The current expectation that Asics America will meet its $1 billion sales goal a year early has it reaching further under its parent’s five-year plan. It now is expected to bring in about $1.25 billion by 2015, with more than $1 billion coming from the U.S. alone, Wulff said.
It will stick to basics as it pushes to meet the upward revision.
“The greatest focus is on product innovation to fuel that growth and to reach new consumers and continue to create new focus on the running category,” he said.
The latest version of the light-weight running shoe called the Gel-Nimbus 15 recently launched, and the 20th edition of the Gel-Kayano will launch this year.

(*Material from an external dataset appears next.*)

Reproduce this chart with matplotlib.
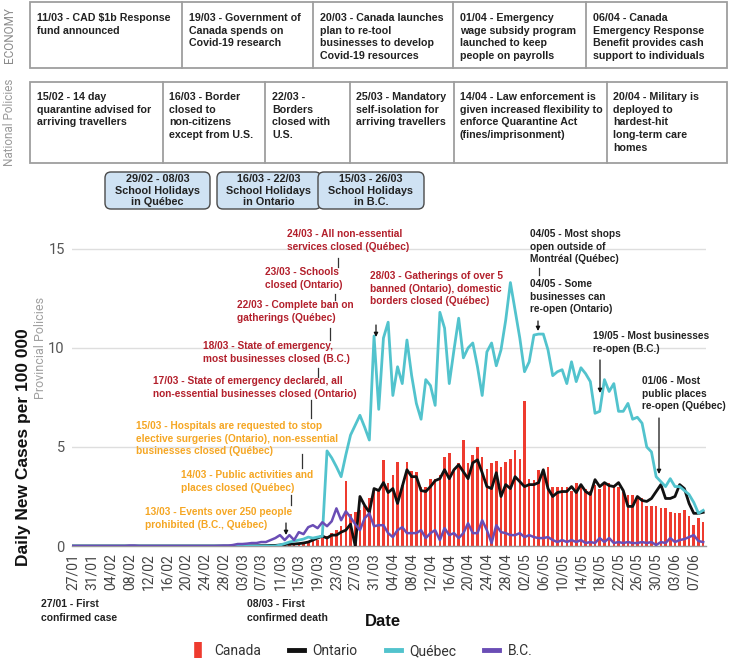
import matplotlib
matplotlib.use("Agg")
import matplotlib.pyplot as plt
import numpy as np
import pandas as pd
from matplotlib.patches import Rectangle, FancyBboxPatch
from matplotlib.lines import Line2D

W, H = 729, 668

# ---------------- data ----------------
start_date = "2020-01-27"
n_days = 135
dates = pd.date_range(start_date, periods=n_days)
tick_every = 4
tick_labels = [d.strftime("%d/%m") for d in dates[::tick_every]][:34]

canada = [
    0, 0, 0, 0, 0, 0, 0, 0, 0, 0,
    0, 0, 0, 0, 0, 0, 0, 0, 0, 0,
    0, 0, 0, 0, 0, 0, 0, 0, 0, 0,
    0, 0, 0, 0, 0, 0.01, 0.01, 0.01, 0.02, 0.02,
    0.02, 0.03, 0.03, 0.04, 0.05, 0.06, 0.08, 0.1, 0.15, 0.18,
    0.2, 0.25, 0.3, 0.4, 0.5, 0.65, 0.8, 1.0, 3.3, 1.6,
    1.7, 1.8, 2.0, 2.4, 2.9, 2.9, 4.35, 3.2, 3.6, 4.25,
    3.1, 4.25, 3.8, 3.75, 3.0, 3.0, 3.4, 3.4, 3.6, 4.5,
    4.7, 3.8, 4.2, 5.35, 4.2, 4.6, 5.0, 4.5, 3.9, 4.2,
    4.3, 4.0, 4.25, 4.4, 4.85, 4.4, 7.3, 3.4, 3.35, 3.85,
    3.75, 4.0, 3.0, 3.0, 3.0, 3.0, 2.8, 3.2, 3.0, 2.9,
    2.8, 3.1, 2.9, 3.2, 3.2, 3.0, 3.0, 2.75, 2.6, 2.6,
    2.4, 2.4, 2.0, 2.0, 2.0, 1.9, 1.9, 1.7, 1.65, 1.65,
    1.8, 1.5, 1.05, 1.4, 1.2,
]

ontario = [
    0, 0, 0, 0, 0, 0, 0, 0, 0, 0,
    0, 0, 0, 0, 0, 0, 0, 0, 0, 0,
    0, 0, 0, 0, 0, 0, 0, 0, 0, 0,
    0, 0, 0, 0, 0, 0, 0, 0, 0.01, 0.01,
    0.02, 0.02, 0.03, 0.03, 0.05, 0.08, 0.1, 0.1, 0.12, 0.15,
    0.2, 0.3, 0.4, 0.5, 0.4, 0.55, 0.55, 0.7, 0.8, 1.1,
    0.0, 2.5, 2.05, 1.7, 2.9, 2.8, 3.2, 2.7, 2.9, 2.15,
    3.0, 3.85, 3.5, 3.5, 2.8, 2.75, 3.0, 3.3, 3.4, 3.85,
    3.4, 3.85, 4.1, 3.75, 3.4, 4.2, 4.35, 3.7, 3.0, 2.9,
    3.7, 2.5, 3.1, 2.9, 3.5, 3.25, 3.0, 3.1, 3.1, 3.2,
    3.85, 2.9, 2.5, 2.7, 2.75, 2.75, 3.0, 2.7, 3.1, 2.75,
    2.6, 3.35, 3.0, 3.2, 3.05, 3.0, 3.2, 2.8, 2.0, 2.0,
    2.5, 2.3, 2.25, 2.4, 2.75, 3.1, 2.4, 2.4, 2.5, 3.1,
    2.9, 2.15, 1.65, 1.65, 1.7,
]

quebec = [
    0, 0, 0, 0, 0, 0, 0, 0, 0, 0,
    0, 0, 0, 0, 0, 0, 0, 0, 0, 0,
    0, 0, 0, 0, 0, 0, 0, 0, 0, 0,
    0, 0, 0, 0, 0, 0, 0, 0, 0, 0,
    0, 0, 0, 0, 0.05, 0.12, 0.2, 0.25, 0.3, 0.35,
    0.45, 0.4, 0.45, 0.5, 4.8, 4.45, 4.0, 3.5, 4.6, 5.6,
    6.1, 6.6, 6.0, 5.35, 10.6, 6.9, 10.5, 11.3, 7.6, 9.05,
    8.2, 10.4, 8.6, 7.2, 6.4, 8.4, 8.1, 7.1, 11.8, 11.0,
    8.2, 9.9, 11.5, 9.5, 10.0, 10.25, 9.05, 7.6, 9.8, 10.25,
    9.1, 9.9, 11.4, 13.3, 11.9, 10.5, 8.8, 9.3, 10.65, 10.7,
    10.7, 9.9, 8.6, 8.8, 8.9, 8.2, 9.3, 8.3, 9.0, 8.7,
    8.3, 6.7, 6.8, 8.4, 7.8, 8.2, 6.8, 6.8, 7.2, 6.4,
    6.5, 6.2, 5.0, 4.75, 3.5, 3.25, 3.0, 3.4, 3.0, 3.0,
    2.8, 2.6, 2.2, 1.65, 1.8,
]

bc = [
    0, 0, 0, 0, 0, 0, 0, 0, 0, 0,
    0, 0, 0.02, 0.02, 0, 0, 0, 0, 0, 0,
    0, 0, 0, 0, 0, 0, 0, 0, 0, 0,
    0, 0.01, 0.02, 0.02, 0.05, 0.1, 0.1, 0.12, 0.15, 0.15,
    0.2, 0.2, 0.3, 0.4, 0.55, 0.3, 0.55, 0.3, 0.7, 0.6,
    0.95, 1.05, 0.9, 1.2, 1.0, 1.25, 1.9, 1.3, 1.75, 1.45,
    1.1, 0.8, 1.4, 1.65, 1.0, 1.05, 1.05, 0.65, 0.45, 0.8,
    0.95, 0.65, 0.65, 0.65, 0.8, 0.4, 0.65, 0.8, 0.3, 0.9,
    0.55, 0.65, 0.4, 0.65, 1.15, 0.65, 0.65, 1.3, 0.8, 0.15,
    1.05, 0.7, 0.65, 0.55, 0.55, 0.65, 0.45, 0.55, 0.45, 0.4,
    0.4, 0.45, 0.3, 0.2, 0.3, 0.2, 0.3, 0.2, 0.3, 0.15,
    0.2, 0.15, 0.4, 0.2, 0.4, 0.15, 0.2, 0.15, 0.2, 0.15,
    0.15, 0.2, 0.15, 0.2, 0.05, 0.2, 0.15, 0.4, 0.2, 0.3,
    0.35, 0.45, 0.55, 0.25, 0.2,
]

series_names = ["Canada", "Ontario", "Québec", "B.C."]
colors = {"Canada": "#ee3b2f", "Ontario": "#111111", "Québec": "#52c3cd",
          "B.C.": "#6a4db5"}

economy_events = [
    "11/03 - CAD \\$1b Response\nfund announced",
    "19/03 - Government of\nCanada spends on\nCovid-19 research",
    "20/03 - Canada launches\nplan to re-tool\nbusinesses to develop\nCovid-19 resources",
    "01/04 - Emergency\nwage subsidy program\nlaunched to keep\npeople on payrolls",
    "06/04 - Canada\nEmergency Response\nBenefit provides cash\nsupport to individuals",
]
national_events = [
    "15/02 - 14 day\nquarantine advised for\narriving travellers",
    "16/03 - Border\nclosed to\nnon-citizens\nexcept from U.S.",
    "22/03 -\nBorders\nclosed with\nU.S.",
    "25/03 - Mandatory\nself-isolation for\narriving travellers",
    "14/04 - Law enforcement is\ngiven increased flexibility to\nenforce Quarantine Act\n(fines/imprisonment)",
    "20/04 - Military is\ndeployed to\nhardest-hit\nlong-term care\nhomes",
]
holidays = [
    "29/02 - 08/03\nSchool Holidays\nin Québec",
    "16/03 - 22/03\nSchool Holidays\nin Ontario",
    "15/03 - 26/03\nSchool Holidays\nin B.C.",
]

# ---------------- figure ----------------
fig = plt.figure(figsize=(W / 100, H / 100), dpi=100)
ax = fig.add_axes([71.7 / W, 1 - 546 / H, (706 - 71.7) / W, (546 - 239) / H])
x = np.arange(n_days)

ax.bar(x, canada, width=0.55, color=colors["Canada"], zorder=2)
ax.plot(x, ontario, color=colors["Ontario"], lw=2.0, zorder=3, solid_joinstyle="round")
ax.plot(x, quebec, color=colors["Québec"], lw=2.0, zorder=4, solid_joinstyle="round")
ax.plot(x, bc, color=colors["B.C."], lw=1.8, zorder=5, solid_joinstyle="round")

ax.set_xlim(-0.3, 134.6)
ax.set_ylim(0, 15.5)
ax.set_yticks([0, 5, 10, 15])
ax.yaxis.grid(True, color="#dedede", lw=1)
ax.set_axisbelow(True)
ax.set_xticks(np.arange(0, len(tick_labels) * tick_every, tick_every))
ax.set_xticklabels(tick_labels, rotation=90, fontsize=10, color="#444444", family="Roboto")
for lab in ax.get_yticklabels():
    lab.set_fontfamily("Roboto")
ax.tick_params(axis="y", length=0, pad=5, labelsize=10.5, labelcolor="#555555")
ax.tick_params(axis="x", length=0, pad=5)
for s in ["left", "top", "right"]:
    ax.spines[s].set_visible(False)
ax.spines["bottom"].set_color("#9a9a9a")
ax.spines["bottom"].set_linewidth(1)

# ---------------- overlay (pixel coordinates) ----------------
ov = fig.add_axes([0, 0, 1, 1], zorder=10)
ov.set_xlim(0, W)
ov.set_ylim(H, 0)
ov.axis("off")
ov.patch.set_alpha(0)

FONT = "Liberation Sans"
RED = "#b3202c"
ORANGE = "#f5a623"
DARK = "#222222"


def note(xp, yp, s, color, fs=7.3, ls=1.33, ha="left", va="top", weight="bold"):
    ov.text(xp, yp, s, color=color, fontsize=fs, linespacing=ls, ha=ha, va=va,
            fontweight=weight, family=FONT)


def vtick(xp, y0, y1):
    ov.plot([xp, xp], [y0, y1], color="#333333", lw=0.9)


def varrow(xp, y0, y1):
    ov.annotate("", xy=(xp, y1), xytext=(xp, y0),
                arrowprops=dict(arrowstyle="-|>", color="#111111", lw=0.9,
                                mutation_scale=6, shrinkA=0, shrinkB=0))


# top tables
box_ec = "#9e9e9e"
ov.add_patch(Rectangle((30, 2), 697, 66, fill=False, ec=box_ec, lw=1.3))
for xd in [182, 313, 453, 586]:
    ov.plot([xd, xd], [2, 68], color=box_ec, lw=1.3)
for xl, s in zip([37, 189, 320, 460, 593], economy_events):
    note(xl, 13, s, DARK, fs=7.7, ls=1.33)

ov.add_patch(Rectangle((30, 82), 697, 81, fill=False, ec=box_ec, lw=1.3))
for xd in [163, 265, 350, 454, 607]:
    ov.plot([xd, xd], [82, 163], color=box_ec, lw=1.3)
for xl, s in zip([37, 169, 272, 356, 460, 613], national_events):
    note(xl, 92, s, DARK, fs=7.7, ls=1.33)

ov.text(10, 35, "ECONOMY", rotation=90, ha="center", va="center", fontsize=8.5,
        color="#8a8a8a", family="Roboto")
ov.text(10, 122, "National Policies", rotation=90, ha="center", va="center",
        fontsize=8.5, color="#9a9a9a", family="Roboto")

# school holidays
for (bx, bw), s in zip([(105, 105), (217, 104), (318, 106)], holidays):
    ov.add_patch(FancyBboxPatch((bx, 172), bw, 37,
                                boxstyle="round,pad=0,rounding_size=6",
                                fc="#cfe2f3", ec="#4a4a4a", lw=1))
    note(bx + bw / 2, 190.5, s, DARK, fs=7.8, ls=1.2, ha="center", va="center")

# axis titles
ov.text(24, 447, "Daily New Cases per 100 000", rotation=90, ha="center",
        va="center", fontsize=12.5, fontweight="bold", color="#111111", family=FONT)
ov.text(41, 348, "Provincial Policies", rotation=90, ha="center", va="center",
        fontsize=9, color="#a0a0a0", family="Roboto")
ov.text(383, 621, "Date", ha="center", va="center", fontsize=12,
        fontweight="bold", color="#111111", family=FONT)

# provincial policy annotations (red)
note(287, 229, "24/03 - All non-essential\nservices closed (Québec)", RED)
vtick(338, 258, 267)
note(265, 267, "23/03 - Schools\nclosed (Ontario)", RED)
vtick(335, 294, 300)
note(237, 300, "22/03 - Complete ban on\ngatherings (Québec)", RED)
vtick(330, 328, 340)
note(203, 341, "18/03 - State of emergency,\nmost businesses closed (B.C.)", RED)
vtick(318, 368, 377)
note(153, 376, "17/03 - State of emergency declared, all\nnon-essential businesses closed (Ontario)", RED)
vtick(311, 400, 418)
note(370, 271, "28/03 - Gatherings of over 5\nbanned (Ontario), domestic\nborders closed (Québec)", RED)
varrow(376, 325, 337)

# orange annotations
note(136, 421, "15/03 - Hospitals are requested to stop\nelective surgeries (Ontario), non-essential\nbusinesses closed (Québec)", ORANGE)
vtick(302, 454, 468)
note(181, 470, "14/03 - Public activities and\nplaces closed (Québec)", ORANGE)
vtick(291, 495, 505)
note(145, 507, "13/03 - Events over 250 people\nprohibited (B.C., Québec)", ORANGE)
varrow(286, 523, 535)

# re-opening annotations (black)
note(530, 229, "04/05 - Most shops\nopen outside of\nMontréal (Québec)", DARK)
vtick(539, 268, 275)
note(530, 279, "04/05 - Some\nbusinesses can\nre-open (Ontario)", DARK)
varrow(538, 321, 331)
note(593, 331, "19/05 - Most businesses\nre-open (B.C.)", DARK)
varrow(600, 360, 393)
note(642, 376, "01/06 - Most\npublic places\nre-open (Québec)", DARK)
varrow(659, 418, 474)

# bottom annotations
note(41, 599, "27/01 - First\nconfirmed case", DARK, fs=7.5, ls=1.45)
note(247, 599, "08/03 - First\nconfirmed death", DARK, fs=7.5, ls=1.45)

# legend
handles = [
    Line2D([], [], marker="|", markersize=11, mew=5.5, color=colors["Canada"], ls="none"),
    Line2D([], [], color=colors["Ontario"], lw=3.5),
    Line2D([], [], color=colors["Québec"], lw=3.5),
    Line2D([], [], color=colors["B.C."], lw=3.5),
]
leg = fig.legend(handles, series_names, loc="center", bbox_to_anchor=(361.5 / W, 1 - 651 / H),
                 ncol=4, frameon=False, handlelength=1.1, handletextpad=0.6,
                 columnspacing=2.0, prop={"family": "Roboto", "size": 10})
for t in leg.get_texts():
    t.set_color("#333333")

fig.savefig("out.png", dpi=100)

Other categories that have seen growth for Asics America include training and tennis.
Footwear still makes up most of the company’s revenue, although Wulff declined to cite a percentage.
Apparel and accessories is much smaller but has the potential to be a “huge growth opportunity” that “will become a more meaningful part of the business,” Wulff said.
Take socks, which have allowed for growth in popularity of companies such as San Clemente-based trendy stock maker Stance.
The focus for Asics has been more on the technical side instead of styles inspired by punk rock and the Wild West, as in the case of Stance.
“There are new materials, new wicking properties, treatment that helps with odor,” explained Asics America Marketing Director Shannon Scott. “Really, the secret is that they’re knitted on hosiery machines for seamless toe linking. We started marrying the functions of our footwear with the socks.”
That means, for example, that there’s a Kayano sock to go with the Gel-Kayano shoe.
The goal isn’t to make the split between footwear and apparel/accessories 50/50 but that the latter will grow, Wulff said.
New styles for the Onitsuka Tiger line are also helping boost sales.
In 2011, Wulff assembled a separate division in Irvine for Onitsuka Tiger made up of executives with experience working at brands such as AVIA, Reebok, Timberland and Oakley.
Onitsuka, named after company founder Kihachiro Onitsuka, was originally sold from the 1950s to the ’80s with its distinctive striped-line design.
The company relaunched the line in 2001 as a way to nab market share in the fashion/lifestyle segment of the footwear industry, bringing a new, younger customer to the brand ranging from 18 to 35.
“We call it making stripes hot again,” Wulff said.